STATED GOAL - Copy the data exactly; pictures stay out of the copy.

SUPPLIED DATA -
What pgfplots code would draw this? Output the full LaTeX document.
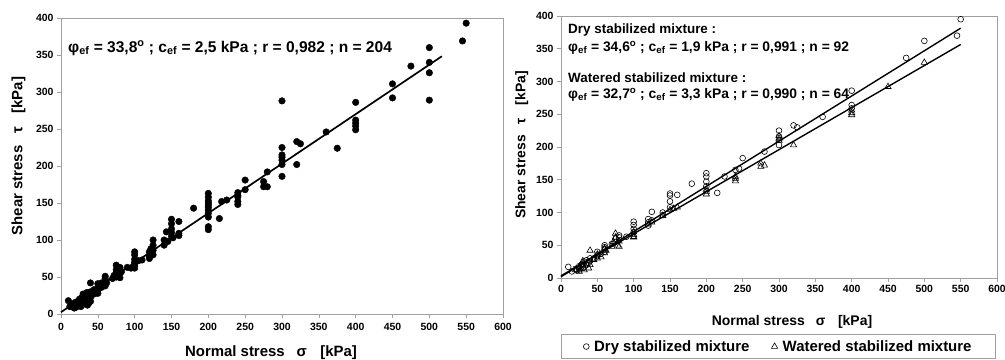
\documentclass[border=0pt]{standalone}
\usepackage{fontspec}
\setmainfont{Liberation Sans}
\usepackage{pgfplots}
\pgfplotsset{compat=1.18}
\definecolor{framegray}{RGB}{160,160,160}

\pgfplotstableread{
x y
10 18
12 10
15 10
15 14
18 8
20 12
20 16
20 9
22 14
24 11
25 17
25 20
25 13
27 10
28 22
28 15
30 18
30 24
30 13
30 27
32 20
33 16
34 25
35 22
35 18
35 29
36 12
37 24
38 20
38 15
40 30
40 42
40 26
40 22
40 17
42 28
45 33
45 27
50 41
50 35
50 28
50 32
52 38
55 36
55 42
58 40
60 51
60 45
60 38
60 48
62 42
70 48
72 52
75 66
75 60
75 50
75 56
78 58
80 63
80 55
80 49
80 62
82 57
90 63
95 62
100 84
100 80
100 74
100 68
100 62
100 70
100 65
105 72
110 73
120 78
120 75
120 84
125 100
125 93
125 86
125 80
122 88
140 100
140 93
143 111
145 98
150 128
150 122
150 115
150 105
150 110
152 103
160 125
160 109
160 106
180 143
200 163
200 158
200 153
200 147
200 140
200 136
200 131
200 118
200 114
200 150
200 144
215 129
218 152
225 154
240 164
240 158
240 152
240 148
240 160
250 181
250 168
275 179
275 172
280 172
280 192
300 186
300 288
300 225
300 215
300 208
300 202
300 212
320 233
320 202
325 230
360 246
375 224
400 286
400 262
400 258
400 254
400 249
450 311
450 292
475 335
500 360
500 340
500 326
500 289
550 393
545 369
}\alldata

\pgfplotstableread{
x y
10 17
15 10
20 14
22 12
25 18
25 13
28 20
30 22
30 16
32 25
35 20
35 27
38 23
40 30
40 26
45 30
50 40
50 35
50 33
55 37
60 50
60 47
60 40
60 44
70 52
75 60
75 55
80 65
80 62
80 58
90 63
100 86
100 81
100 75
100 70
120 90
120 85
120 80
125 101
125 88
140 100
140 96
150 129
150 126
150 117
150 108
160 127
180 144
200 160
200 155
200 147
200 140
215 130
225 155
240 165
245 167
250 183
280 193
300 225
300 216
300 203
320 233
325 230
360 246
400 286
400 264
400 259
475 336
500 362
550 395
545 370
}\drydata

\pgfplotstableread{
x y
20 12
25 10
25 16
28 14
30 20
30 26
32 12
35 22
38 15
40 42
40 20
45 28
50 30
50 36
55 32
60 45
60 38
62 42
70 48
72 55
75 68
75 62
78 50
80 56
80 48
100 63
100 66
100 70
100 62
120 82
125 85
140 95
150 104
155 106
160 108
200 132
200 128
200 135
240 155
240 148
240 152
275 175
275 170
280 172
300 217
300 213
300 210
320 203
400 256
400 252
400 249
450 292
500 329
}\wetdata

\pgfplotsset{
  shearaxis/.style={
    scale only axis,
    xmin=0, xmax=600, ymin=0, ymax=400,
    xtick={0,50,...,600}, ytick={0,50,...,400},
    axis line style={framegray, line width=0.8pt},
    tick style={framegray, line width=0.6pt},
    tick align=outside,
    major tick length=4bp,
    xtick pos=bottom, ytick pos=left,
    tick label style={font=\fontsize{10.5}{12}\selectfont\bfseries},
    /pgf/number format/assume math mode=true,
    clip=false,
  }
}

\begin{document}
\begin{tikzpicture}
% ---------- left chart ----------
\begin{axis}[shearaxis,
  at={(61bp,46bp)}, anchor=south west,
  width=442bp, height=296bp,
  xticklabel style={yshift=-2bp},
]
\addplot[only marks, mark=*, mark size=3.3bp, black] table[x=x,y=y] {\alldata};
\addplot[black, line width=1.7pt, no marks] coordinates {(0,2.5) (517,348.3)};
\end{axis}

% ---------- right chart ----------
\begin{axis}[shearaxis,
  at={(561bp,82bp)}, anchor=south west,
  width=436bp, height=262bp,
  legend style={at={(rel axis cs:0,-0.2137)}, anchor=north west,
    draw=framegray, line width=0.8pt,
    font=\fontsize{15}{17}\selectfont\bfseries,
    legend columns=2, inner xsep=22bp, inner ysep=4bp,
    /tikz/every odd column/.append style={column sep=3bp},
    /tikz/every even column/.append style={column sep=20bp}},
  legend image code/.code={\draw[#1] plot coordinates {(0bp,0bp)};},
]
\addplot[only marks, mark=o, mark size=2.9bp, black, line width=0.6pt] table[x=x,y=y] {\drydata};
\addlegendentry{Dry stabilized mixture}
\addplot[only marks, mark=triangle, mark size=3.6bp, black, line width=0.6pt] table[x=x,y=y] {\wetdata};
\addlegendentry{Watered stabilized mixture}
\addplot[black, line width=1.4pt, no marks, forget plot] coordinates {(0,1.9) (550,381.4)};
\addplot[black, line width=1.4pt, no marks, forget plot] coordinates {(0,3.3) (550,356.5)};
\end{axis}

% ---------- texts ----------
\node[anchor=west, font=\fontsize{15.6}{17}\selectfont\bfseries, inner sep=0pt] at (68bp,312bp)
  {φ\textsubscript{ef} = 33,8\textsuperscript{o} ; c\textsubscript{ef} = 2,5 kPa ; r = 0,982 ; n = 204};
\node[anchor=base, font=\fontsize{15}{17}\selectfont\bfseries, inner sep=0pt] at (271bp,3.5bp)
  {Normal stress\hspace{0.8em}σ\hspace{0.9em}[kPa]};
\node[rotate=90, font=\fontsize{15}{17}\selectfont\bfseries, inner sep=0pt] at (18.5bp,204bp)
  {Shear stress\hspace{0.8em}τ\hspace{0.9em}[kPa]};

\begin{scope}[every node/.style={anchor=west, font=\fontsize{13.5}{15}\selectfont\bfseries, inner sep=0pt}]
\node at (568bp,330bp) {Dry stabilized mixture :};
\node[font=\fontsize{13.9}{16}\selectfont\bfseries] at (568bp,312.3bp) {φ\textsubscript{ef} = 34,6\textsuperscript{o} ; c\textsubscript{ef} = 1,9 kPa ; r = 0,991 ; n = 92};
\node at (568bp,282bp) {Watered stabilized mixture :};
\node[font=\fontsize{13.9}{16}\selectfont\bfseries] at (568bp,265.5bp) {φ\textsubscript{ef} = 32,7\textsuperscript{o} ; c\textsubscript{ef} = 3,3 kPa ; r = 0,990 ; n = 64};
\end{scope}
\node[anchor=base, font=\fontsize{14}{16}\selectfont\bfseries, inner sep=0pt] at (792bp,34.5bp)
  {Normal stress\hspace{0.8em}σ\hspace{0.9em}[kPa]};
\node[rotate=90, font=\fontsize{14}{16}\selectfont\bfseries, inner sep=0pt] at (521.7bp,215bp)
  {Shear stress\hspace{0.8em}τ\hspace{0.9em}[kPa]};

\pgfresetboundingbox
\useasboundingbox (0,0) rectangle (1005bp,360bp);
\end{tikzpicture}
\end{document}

FINISHED TASK -
What pgfplots code would draw this? Output the full LaTeX document.
\documentclass[border=0pt]{standalone}
\usepackage{fontspec}
\setmainfont{Liberation Sans}
\usepackage{pgfplots}
\pgfplotsset{compat=1.18}
\definecolor{framegray}{RGB}{160,160,160}

\pgfplotstableread{
x y
10 18
12 10
15 10
15 14
18 8
20 12
20 16
20 9
22 14
24 11
25 17
25 20
25 13
27 10
28 22
28 15
30 18
30 24
30 13
30 27
32 20
33 16
34 25
35 22
35 18
35 29
36 12
37 24
38 20
38 15
40 30
40 42
40 26
40 22
40 17
42 28
45 33
45 27
50 41
50 35
50 28
50 32
52 38
55 36
55 42
58 40
60 51
60 45
60 38
60 48
62 42
70 48
72 52
75 66
75 60
75 50
75 56
78 58
80 63
80 55
80 49
80 62
82 57
90 63
95 62
100 84
100 80
100 74
100 68
100 62
100 70
100 65
105 72
110 73
120 78
120 75
120 84
125 100
125 93
125 86
125 80
122 88
140 100
140 93
143 111
145 98
150 128
150 122
150 115
150 105
150 110
152 103
160 125
160 109
160 106
180 143
200 163
200 158
200 153
200 147
200 140
200 136
200 131
200 118
200 114
200 150
200 144
215 129
218 152
225 154
240 164
240 158
240 152
240 148
240 160
250 181
250 168
275 179
275 172
280 172
280 192
300 186
300 288
300 225
300 215
300 208
300 202
300 212
320 233
320 202
325 230
360 246
375 224
400 286
400 262
400 258
400 254
400 249
450 311
450 292
475 335
500 360
500 340
500 326
500 289
550 393
545 369
}\alldata

\pgfplotstableread{
x y
10 17
15 10
20 14
22 12
25 18
25 13
28 20
30 22
30 16
32 25
35 20
35 27
38 23
40 30
40 26
45 30
50 40
50 35
50 33
55 37
60 50
60 47
60 40
60 44
70 52
75 60
75 55
80 65
80 62
80 58
90 63
100 86
100 81
100 75
100 70
120 90
120 85
120 80
125 101
125 88
140 100
140 96
150 129
150 126
150 117
150 108
160 127
180 144
200 160
200 155
200 147
200 140
215 130
225 155
240 165
245 167
250 183
280 193
300 225
300 216
300 203
320 233
325 230
360 246
400 286
400 264
400 259
475 336
500 362
550 395
545 370
}\drydata

\pgfplotstableread{
x y
20 12
25 10
25 16
28 14
30 20
30 26
32 12
35 22
38 15
40 42
40 20
45 28
50 30
50 36
55 32
60 45
60 38
62 42
70 48
72 55
75 68
75 62
78 50
80 56
80 48
100 63
100 66
100 70
100 62
120 82
125 85
140 95
150 104
155 106
160 108
200 132
200 128
200 135
240 155
240 148
240 152
275 175
275 170
280 172
300 217
300 213
300 210
320 203
400 256
400 252
400 249
450 292
500 329
}\wetdata

\pgfplotsset{
  shearaxis/.style={
    scale only axis,
    xmin=0, xmax=600, ymin=0, ymax=400,
    xtick={0,50,...,600}, ytick={0,50,...,400},
    axis line style={framegray, line width=0.8pt},
    tick style={framegray, line width=0.6pt},
    tick align=outside,
    major tick length=4bp,
    xtick pos=bottom, ytick pos=left,
    tick label style={font=\fontsize{10.5}{12}\selectfont\bfseries},
    /pgf/number format/assume math mode=true,
    clip=false,
  }
}

\begin{document}
\begin{tikzpicture}
% ---------- left chart ----------
\begin{axis}[shearaxis,
  at={(61bp,46bp)}, anchor=south west,
  width=442bp, height=296bp,
  xticklabel style={yshift=-2bp},
]
\addplot[only marks, mark=*, mark size=3.3bp, black] table[x=x,y=y] {\alldata};
\addplot[black, line width=1.7pt, no marks] coordinates {(0,2.5) (517,348.3)};
\end{axis}

% ---------- right chart ----------
\begin{axis}[shearaxis,
  at={(561bp,82bp)}, anchor=south west,
  width=436bp, height=262bp,
  legend style={at={(rel axis cs:0,-0.2137)}, anchor=north west,
    draw=framegray, line width=0.8pt,
    font=\fontsize{15}{17}\selectfont\bfseries,
    legend columns=2, inner xsep=22bp, inner ysep=4bp,
    /tikz/every odd column/.append style={column sep=3bp},
    /tikz/every even column/.append style={column sep=20bp}},
  legend image code/.code={\draw[#1] plot coordinates {(0bp,0bp)};},
]
\addplot[only marks, mark=o, mark size=2.9bp, black, line width=0.6pt] table[x=x,y=y] {\drydata};
\addlegendentry{Dry stabilized mixture}
\addplot[only marks, mark=triangle, mark size=3.6bp, black, line width=0.6pt] table[x=x,y=y] {\wetdata};
\addlegendentry{Watered stabilized mixture}
\addplot[black, line width=1.4pt, no marks, forget plot] coordinates {(0,1.9) (550,381.4)};
\addplot[black, line width=1.4pt, no marks, forget plot] coordinates {(0,3.3) (550,356.5)};
\end{axis}

% ---------- texts ----------
\node[anchor=west, font=\fontsize{15.6}{17}\selectfont\bfseries, inner sep=0pt] at (68bp,312bp)
  {φ\textsubscript{ef} = 33,8\textsuperscript{o} ; c\textsubscript{ef} = 2,5 kPa ; r = 0,982 ; n = 204};
\node[anchor=base, font=\fontsize{15}{17}\selectfont\bfseries, inner sep=0pt] at (271bp,3.5bp)
  {Normal stress\hspace{0.8em}σ\hspace{0.9em}[kPa]};
\node[rotate=90, font=\fontsize{15}{17}\selectfont\bfseries, inner sep=0pt] at (18.5bp,204bp)
  {Shear stress\hspace{0.8em}τ\hspace{0.9em}[kPa]};

\begin{scope}[every node/.style={anchor=west, font=\fontsize{13.5}{15}\selectfont\bfseries, inner sep=0pt}]
\node at (568bp,330bp) {Dry stabilized mixture :};
\node[font=\fontsize{13.9}{16}\selectfont\bfseries] at (568bp,312.3bp) {φ\textsubscript{ef} = 34,6\textsuperscript{o} ; c\textsubscript{ef} = 1,9 kPa ; r = 0,991 ; n = 92};
\node at (568bp,282bp) {Watered stabilized mixture :};
\node[font=\fontsize{13.9}{16}\selectfont\bfseries] at (568bp,265.5bp) {φ\textsubscript{ef} = 32,7\textsuperscript{o} ; c\textsubscript{ef} = 3,3 kPa ; r = 0,990 ; n = 64};
\end{scope}
\node[anchor=base, font=\fontsize{14}{16}\selectfont\bfseries, inner sep=0pt] at (792bp,34.5bp)
  {Normal stress\hspace{0.8em}σ\hspace{0.9em}[kPa]};
\node[rotate=90, font=\fontsize{14}{16}\selectfont\bfseries, inner sep=0pt] at (521.7bp,215bp)
  {Shear stress\hspace{0.8em}τ\hspace{0.9em}[kPa]};

\pgfresetboundingbox
\useasboundingbox (0,0) rectangle (1005bp,360bp);
\end{tikzpicture}
\end{document}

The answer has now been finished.